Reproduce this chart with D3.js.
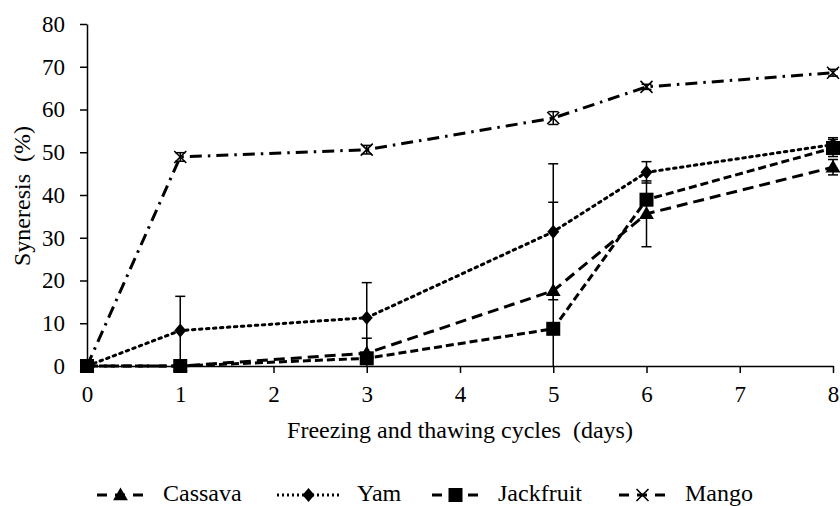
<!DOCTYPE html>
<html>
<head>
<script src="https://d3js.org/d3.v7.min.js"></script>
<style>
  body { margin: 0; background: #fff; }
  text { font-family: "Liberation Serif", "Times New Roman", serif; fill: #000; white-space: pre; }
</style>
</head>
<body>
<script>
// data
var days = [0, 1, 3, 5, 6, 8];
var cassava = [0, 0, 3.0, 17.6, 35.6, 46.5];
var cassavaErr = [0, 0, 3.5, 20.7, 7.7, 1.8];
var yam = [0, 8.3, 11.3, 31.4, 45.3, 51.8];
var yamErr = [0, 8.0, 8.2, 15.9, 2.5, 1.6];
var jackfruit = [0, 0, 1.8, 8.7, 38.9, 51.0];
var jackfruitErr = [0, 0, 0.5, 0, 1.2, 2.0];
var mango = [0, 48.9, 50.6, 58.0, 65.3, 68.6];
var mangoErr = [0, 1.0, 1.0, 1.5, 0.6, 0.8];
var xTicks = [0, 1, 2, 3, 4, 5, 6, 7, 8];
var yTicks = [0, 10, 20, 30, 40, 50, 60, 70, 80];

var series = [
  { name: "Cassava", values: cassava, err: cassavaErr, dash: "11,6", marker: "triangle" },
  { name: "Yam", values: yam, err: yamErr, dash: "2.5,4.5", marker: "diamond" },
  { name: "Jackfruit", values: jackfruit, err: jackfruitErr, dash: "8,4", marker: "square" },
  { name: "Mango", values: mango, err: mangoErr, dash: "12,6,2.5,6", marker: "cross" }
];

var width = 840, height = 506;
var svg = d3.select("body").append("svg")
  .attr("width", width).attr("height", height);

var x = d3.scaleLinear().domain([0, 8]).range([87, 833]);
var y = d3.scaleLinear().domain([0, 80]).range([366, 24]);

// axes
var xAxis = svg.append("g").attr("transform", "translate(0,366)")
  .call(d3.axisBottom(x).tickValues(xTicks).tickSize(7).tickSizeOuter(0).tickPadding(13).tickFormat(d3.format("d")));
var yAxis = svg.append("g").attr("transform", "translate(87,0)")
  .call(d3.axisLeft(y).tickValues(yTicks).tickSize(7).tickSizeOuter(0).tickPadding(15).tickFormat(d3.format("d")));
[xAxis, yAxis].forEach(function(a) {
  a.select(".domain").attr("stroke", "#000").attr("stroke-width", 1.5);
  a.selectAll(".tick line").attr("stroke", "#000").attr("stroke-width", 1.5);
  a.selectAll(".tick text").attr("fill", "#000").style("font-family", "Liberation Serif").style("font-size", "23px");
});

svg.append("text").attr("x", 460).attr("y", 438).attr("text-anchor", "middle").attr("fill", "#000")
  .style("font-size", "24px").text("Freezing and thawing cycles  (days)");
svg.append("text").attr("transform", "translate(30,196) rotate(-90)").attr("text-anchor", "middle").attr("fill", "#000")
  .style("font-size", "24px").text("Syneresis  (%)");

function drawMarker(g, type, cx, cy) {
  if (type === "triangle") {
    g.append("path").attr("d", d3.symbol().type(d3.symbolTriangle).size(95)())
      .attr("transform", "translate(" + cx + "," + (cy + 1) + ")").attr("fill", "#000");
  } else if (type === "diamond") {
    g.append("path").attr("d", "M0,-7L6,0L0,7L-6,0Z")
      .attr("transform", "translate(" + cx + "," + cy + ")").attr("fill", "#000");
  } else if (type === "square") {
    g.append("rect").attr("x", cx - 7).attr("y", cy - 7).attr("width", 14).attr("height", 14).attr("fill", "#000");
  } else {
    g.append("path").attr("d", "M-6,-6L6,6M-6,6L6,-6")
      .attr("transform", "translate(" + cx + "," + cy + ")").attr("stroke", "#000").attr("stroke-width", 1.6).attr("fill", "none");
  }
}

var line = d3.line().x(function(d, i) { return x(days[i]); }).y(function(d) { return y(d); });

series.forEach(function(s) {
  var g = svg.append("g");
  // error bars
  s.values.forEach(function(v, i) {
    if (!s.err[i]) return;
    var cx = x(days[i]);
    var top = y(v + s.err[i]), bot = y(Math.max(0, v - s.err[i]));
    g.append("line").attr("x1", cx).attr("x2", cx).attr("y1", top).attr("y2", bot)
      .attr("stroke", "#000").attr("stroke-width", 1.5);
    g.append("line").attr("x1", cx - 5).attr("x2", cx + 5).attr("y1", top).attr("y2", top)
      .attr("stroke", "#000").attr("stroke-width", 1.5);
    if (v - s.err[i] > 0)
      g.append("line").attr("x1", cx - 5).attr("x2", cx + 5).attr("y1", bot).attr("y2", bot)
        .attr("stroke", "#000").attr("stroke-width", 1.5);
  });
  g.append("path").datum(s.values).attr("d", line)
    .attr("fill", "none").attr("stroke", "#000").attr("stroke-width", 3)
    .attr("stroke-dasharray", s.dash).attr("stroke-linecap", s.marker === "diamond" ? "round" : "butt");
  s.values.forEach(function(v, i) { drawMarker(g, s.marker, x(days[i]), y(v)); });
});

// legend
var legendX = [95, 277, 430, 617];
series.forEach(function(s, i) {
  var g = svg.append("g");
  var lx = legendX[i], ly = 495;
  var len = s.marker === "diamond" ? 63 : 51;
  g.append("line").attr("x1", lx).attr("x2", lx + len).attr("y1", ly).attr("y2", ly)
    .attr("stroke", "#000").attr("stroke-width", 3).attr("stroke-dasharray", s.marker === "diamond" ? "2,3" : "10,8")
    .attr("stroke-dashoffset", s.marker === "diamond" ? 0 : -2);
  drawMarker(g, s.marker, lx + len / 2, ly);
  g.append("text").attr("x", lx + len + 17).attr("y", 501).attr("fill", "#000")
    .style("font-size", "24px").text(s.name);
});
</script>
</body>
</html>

-=-=-=-=-

With the pictures left out, restate word for word every line of the data above, from the first down to the line that contains "60, 70, 80];".

PROBLEM SOLUTION
Reproduce this chart with D3.js.
<!DOCTYPE html>
<html>
<head>
<script src="https://d3js.org/d3.v7.min.js"></script>
<style>
  body { margin: 0; background: #fff; }
  text { font-family: "Liberation Serif", "Times New Roman", serif; fill: #000; white-space: pre; }
</style>
</head>
<body>
<script>
// data
var days = [0, 1, 3, 5, 6, 8];
var cassava = [0, 0, 3.0, 17.6, 35.6, 46.5];
var cassavaErr = [0, 0, 3.5, 20.7, 7.7, 1.8];
var yam = [0, 8.3, 11.3, 31.4, 45.3, 51.8];
var yamErr = [0, 8.0, 8.2, 15.9, 2.5, 1.6];
var jackfruit = [0, 0, 1.8, 8.7, 38.9, 51.0];
var jackfruitErr = [0, 0, 0.5, 0, 1.2, 2.0];
var mango = [0, 48.9, 50.6, 58.0, 65.3, 68.6];
var mangoErr = [0, 1.0, 1.0, 1.5, 0.6, 0.8];
var xTicks = [0, 1, 2, 3, 4, 5, 6, 7, 8];
var yTicks = [0, 10, 20, 30, 40, 50, 60, 70, 80];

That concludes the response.